*TASK GOAL*.
Leave out the pictures and retype only the lines from the opening line to the line that holds "panel_label_y = [0.235, 0.109, 0.189]", both ends included.
-----
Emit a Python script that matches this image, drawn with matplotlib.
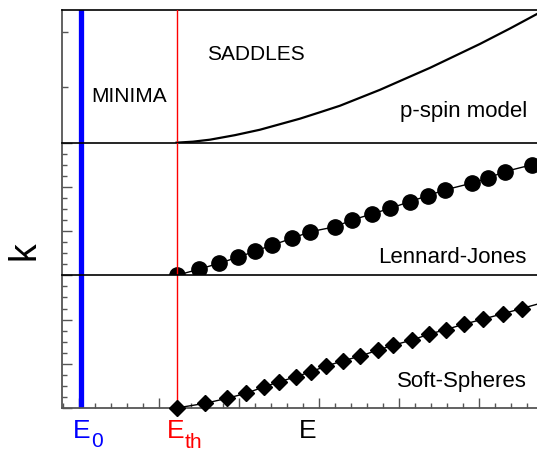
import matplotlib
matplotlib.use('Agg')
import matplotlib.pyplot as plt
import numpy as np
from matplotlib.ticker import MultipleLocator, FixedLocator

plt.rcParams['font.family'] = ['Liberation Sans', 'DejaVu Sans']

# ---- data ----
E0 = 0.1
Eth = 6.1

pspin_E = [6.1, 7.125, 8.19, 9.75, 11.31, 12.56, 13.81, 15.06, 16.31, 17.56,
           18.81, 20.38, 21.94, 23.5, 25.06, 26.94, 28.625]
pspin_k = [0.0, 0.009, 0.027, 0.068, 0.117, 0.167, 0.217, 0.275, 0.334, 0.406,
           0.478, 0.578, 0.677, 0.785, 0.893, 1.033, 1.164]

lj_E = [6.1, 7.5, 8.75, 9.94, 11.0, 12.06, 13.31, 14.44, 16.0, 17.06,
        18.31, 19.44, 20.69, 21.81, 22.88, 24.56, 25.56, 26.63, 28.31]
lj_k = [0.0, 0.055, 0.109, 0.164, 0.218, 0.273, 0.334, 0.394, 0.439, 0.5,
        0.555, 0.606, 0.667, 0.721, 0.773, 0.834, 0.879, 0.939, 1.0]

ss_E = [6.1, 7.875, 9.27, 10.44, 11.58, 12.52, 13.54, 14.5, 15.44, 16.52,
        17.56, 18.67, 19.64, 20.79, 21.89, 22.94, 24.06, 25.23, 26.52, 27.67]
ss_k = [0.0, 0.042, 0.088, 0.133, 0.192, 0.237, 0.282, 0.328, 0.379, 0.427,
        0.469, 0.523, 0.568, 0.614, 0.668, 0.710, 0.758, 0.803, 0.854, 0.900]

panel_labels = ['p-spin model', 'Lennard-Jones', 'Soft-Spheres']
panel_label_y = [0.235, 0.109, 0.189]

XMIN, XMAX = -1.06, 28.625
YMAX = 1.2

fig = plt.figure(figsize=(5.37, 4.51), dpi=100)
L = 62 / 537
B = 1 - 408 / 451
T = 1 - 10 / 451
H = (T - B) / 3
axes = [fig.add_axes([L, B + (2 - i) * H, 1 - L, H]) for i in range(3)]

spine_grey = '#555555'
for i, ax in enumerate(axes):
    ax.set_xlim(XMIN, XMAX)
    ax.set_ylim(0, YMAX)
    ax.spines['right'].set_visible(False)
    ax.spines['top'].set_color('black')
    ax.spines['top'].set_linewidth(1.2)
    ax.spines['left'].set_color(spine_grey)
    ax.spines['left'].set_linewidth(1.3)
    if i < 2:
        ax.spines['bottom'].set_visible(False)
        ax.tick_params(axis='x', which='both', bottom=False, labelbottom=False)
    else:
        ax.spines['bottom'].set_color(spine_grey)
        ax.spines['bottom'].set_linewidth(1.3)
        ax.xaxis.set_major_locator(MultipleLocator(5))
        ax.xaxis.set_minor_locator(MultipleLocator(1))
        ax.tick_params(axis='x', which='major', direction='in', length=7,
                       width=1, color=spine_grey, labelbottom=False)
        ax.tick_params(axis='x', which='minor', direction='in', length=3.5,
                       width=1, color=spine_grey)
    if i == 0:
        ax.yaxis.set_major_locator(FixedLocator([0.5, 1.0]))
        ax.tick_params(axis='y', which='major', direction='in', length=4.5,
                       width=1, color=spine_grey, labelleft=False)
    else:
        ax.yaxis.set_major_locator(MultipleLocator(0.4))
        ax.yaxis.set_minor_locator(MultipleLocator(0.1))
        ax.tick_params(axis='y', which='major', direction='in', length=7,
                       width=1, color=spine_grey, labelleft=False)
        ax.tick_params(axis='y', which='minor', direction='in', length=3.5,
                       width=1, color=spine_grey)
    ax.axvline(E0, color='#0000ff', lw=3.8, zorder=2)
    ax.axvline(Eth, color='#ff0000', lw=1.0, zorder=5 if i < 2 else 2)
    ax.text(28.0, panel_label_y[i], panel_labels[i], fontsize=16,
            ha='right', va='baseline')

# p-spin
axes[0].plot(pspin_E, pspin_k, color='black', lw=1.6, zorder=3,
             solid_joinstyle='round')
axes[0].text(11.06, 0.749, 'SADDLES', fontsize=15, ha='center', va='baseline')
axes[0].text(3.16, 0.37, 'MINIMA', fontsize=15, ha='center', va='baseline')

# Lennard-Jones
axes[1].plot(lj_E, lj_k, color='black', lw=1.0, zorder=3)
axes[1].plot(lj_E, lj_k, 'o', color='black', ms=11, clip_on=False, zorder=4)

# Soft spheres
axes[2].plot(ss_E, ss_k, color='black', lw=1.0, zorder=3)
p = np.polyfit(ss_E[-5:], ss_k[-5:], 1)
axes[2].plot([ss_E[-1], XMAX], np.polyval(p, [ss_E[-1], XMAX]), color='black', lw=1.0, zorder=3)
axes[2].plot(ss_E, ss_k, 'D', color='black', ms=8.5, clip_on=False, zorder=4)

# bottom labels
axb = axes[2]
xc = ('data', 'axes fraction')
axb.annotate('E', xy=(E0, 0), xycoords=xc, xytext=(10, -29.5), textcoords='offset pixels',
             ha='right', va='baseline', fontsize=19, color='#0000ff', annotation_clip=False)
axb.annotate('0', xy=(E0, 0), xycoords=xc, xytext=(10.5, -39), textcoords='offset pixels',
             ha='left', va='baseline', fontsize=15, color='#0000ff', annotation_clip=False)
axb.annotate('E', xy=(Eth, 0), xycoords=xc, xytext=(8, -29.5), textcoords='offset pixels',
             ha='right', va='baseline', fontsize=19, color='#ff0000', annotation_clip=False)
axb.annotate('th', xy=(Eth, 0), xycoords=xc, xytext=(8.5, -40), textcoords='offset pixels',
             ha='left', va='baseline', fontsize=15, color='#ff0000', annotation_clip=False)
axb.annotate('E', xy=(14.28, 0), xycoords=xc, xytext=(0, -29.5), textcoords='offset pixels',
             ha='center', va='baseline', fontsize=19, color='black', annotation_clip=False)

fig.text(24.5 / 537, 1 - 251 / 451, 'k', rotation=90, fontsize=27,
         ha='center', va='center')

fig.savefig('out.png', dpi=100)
-----
*SOLUTION*.
Emit a Python script that matches this image, drawn with matplotlib.
import matplotlib
matplotlib.use('Agg')
import matplotlib.pyplot as plt
import numpy as np
from matplotlib.ticker import MultipleLocator, FixedLocator

plt.rcParams['font.family'] = ['Liberation Sans', 'DejaVu Sans']

# ---- data ----
E0 = 0.1
Eth = 6.1

pspin_E = [6.1, 7.125, 8.19, 9.75, 11.31, 12.56, 13.81, 15.06, 16.31, 17.56,
           18.81, 20.38, 21.94, 23.5, 25.06, 26.94, 28.625]
pspin_k = [0.0, 0.009, 0.027, 0.068, 0.117, 0.167, 0.217, 0.275, 0.334, 0.406,
           0.478, 0.578, 0.677, 0.785, 0.893, 1.033, 1.164]

lj_E = [6.1, 7.5, 8.75, 9.94, 11.0, 12.06, 13.31, 14.44, 16.0, 17.06,
        18.31, 19.44, 20.69, 21.81, 22.88, 24.56, 25.56, 26.63, 28.31]
lj_k = [0.0, 0.055, 0.109, 0.164, 0.218, 0.273, 0.334, 0.394, 0.439, 0.5,
        0.555, 0.606, 0.667, 0.721, 0.773, 0.834, 0.879, 0.939, 1.0]

ss_E = [6.1, 7.875, 9.27, 10.44, 11.58, 12.52, 13.54, 14.5, 15.44, 16.52,
        17.56, 18.67, 19.64, 20.79, 21.89, 22.94, 24.06, 25.23, 26.52, 27.67]
ss_k = [0.0, 0.042, 0.088, 0.133, 0.192, 0.237, 0.282, 0.328, 0.379, 0.427,
        0.469, 0.523, 0.568, 0.614, 0.668, 0.710, 0.758, 0.803, 0.854, 0.900]

panel_labels = ['p-spin model', 'Lennard-Jones', 'Soft-Spheres']
panel_label_y = [0.235, 0.109, 0.189]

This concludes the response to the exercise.